__Dataset content__:
*-*-*

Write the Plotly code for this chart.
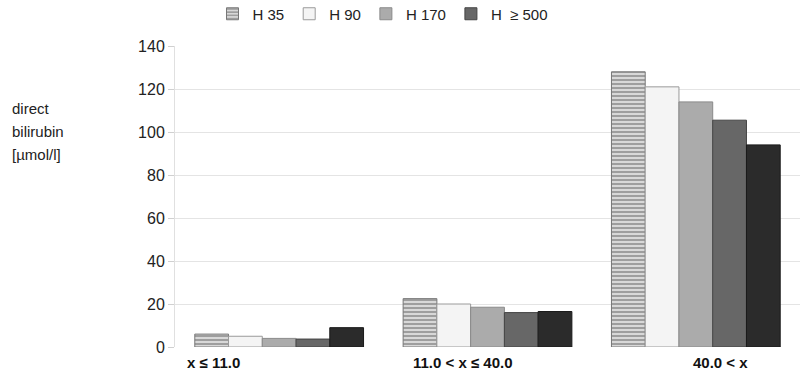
import plotly.graph_objects as go

categories = ["x ≤ 11.0", "11.0 < x ≤ 40.0", "40.0 < x"]
series_names = ["H 35", "H 90", "H 170", "H  ≥ 500", ""]
h35 = [6, 22.5, 128]
h90 = [5, 20, 121]
h170 = [4, 18.5, 114]
h500 = [3.7, 16, 105.5]
h_extra = [9, 16.5, 94]
y_ticks = [0, 20, 40, 60, 80, 100, 120, 140]
y_title_lines = ["direct", "bilirubin", "[µmol/l]"]

values = [h35, h90, h170, h500, h_extra]
fills = ["#c8c8c8", "#f4f4f4", "#ababab", "#676767", "#2b2b2b"]
lines = ["#777777", "#9a9a9a", "#8a8a8a", "#444444", "#1a1a1a"]

W, H = 811, 372
ML, MR, MT, MB = 175, 11, 46, 25
PW, PH = W - ML - MR, H - MT - MB

fig = go.Figure()
for i, (name, vals) in enumerate(zip(series_names, values)):
    marker = dict(color=fills[i], line=dict(color=lines[i], width=1))
    if i == 0:
        marker["pattern"] = dict(shape="-", fgcolor="#555555", bgcolor="#d8d8d8",
                                 size=4, solidity=0.45, fillmode="overlay")
    fig.add_trace(go.Bar(
        x=categories, y=vals, name=name, marker=marker,
        showlegend=(i < 4),
    ))

annotations = []
for k, line in enumerate(y_title_lines):
    ypix = 108 + 23 * k
    annotations.append(dict(
        text=line, xref="paper", yref="paper",
        x=(10 - ML) / PW, y=(H - MB - ypix) / PH, xanchor="left", yanchor="middle",
        showarrow=False, font=dict(size=15, color="#222222")))

label_shift = [-66, -25, 25]
for c, s in zip(categories, label_shift):
    annotations.append(dict(
        text="<b>" + c + "</b>", xref="x", yref="paper", x=c, xshift=s,
        y=-(363 - (H - MB)) / PH, xanchor="center", yanchor="middle",
        showarrow=False, font=dict(size=15, color="#111111")))

fig.update_layout(
    width=W, height=H,
    margin=dict(l=ML, r=MR, t=MT, b=MB, autoexpand=False),
    paper_bgcolor="white", plot_bgcolor="white",
    barmode="group", bargap=0.19, bargroupgap=0.0,
    font=dict(family="Liberation Sans, Arial, sans-serif", size=14, color="#222222"),
    legend=dict(orientation="h", x=0.06, y=1 + (MT - 14) / PH, xanchor="left", yanchor="middle",
                font=dict(size=15, color="#222222"), traceorder="normal",
                itemwidth=30, bgcolor="rgba(0,0,0,0)"),
    xaxis=dict(showgrid=False, showline=False, ticks="", showticklabels=False),
    yaxis=dict(range=[0, 140], tickvals=y_ticks, showgrid=True, gridcolor="#e4e4e4",
               gridwidth=1, zeroline=False, showline=True, linecolor="#e0e0e0",
               ticks="outside", ticklen=6, tickcolor="#d0d0d0",
               tickfont=dict(size=16, color="#222222")),
    annotations=annotations,
)

fig.write_html("out.html")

*-*-*

__Your goal__: Return only the lines from the start of the data through the line that contains "PW, PH = W - ML - MR, H - MT - MB", please, copying them exactly and omitting all pictures.

__Result of the exercise__:
Write the Plotly code for this chart.
import plotly.graph_objects as go

categories = ["x ≤ 11.0", "11.0 < x ≤ 40.0", "40.0 < x"]
series_names = ["H 35", "H 90", "H 170", "H  ≥ 500", ""]
h35 = [6, 22.5, 128]
h90 = [5, 20, 121]
h170 = [4, 18.5, 114]
h500 = [3.7, 16, 105.5]
h_extra = [9, 16.5, 94]
y_ticks = [0, 20, 40, 60, 80, 100, 120, 140]
y_title_lines = ["direct", "bilirubin", "[µmol/l]"]

values = [h35, h90, h170, h500, h_extra]
fills = ["#c8c8c8", "#f4f4f4", "#ababab", "#676767", "#2b2b2b"]
lines = ["#777777", "#9a9a9a", "#8a8a8a", "#444444", "#1a1a1a"]

W, H = 811, 372
ML, MR, MT, MB = 175, 11, 46, 25
PW, PH = W - ML - MR, H - MT - MB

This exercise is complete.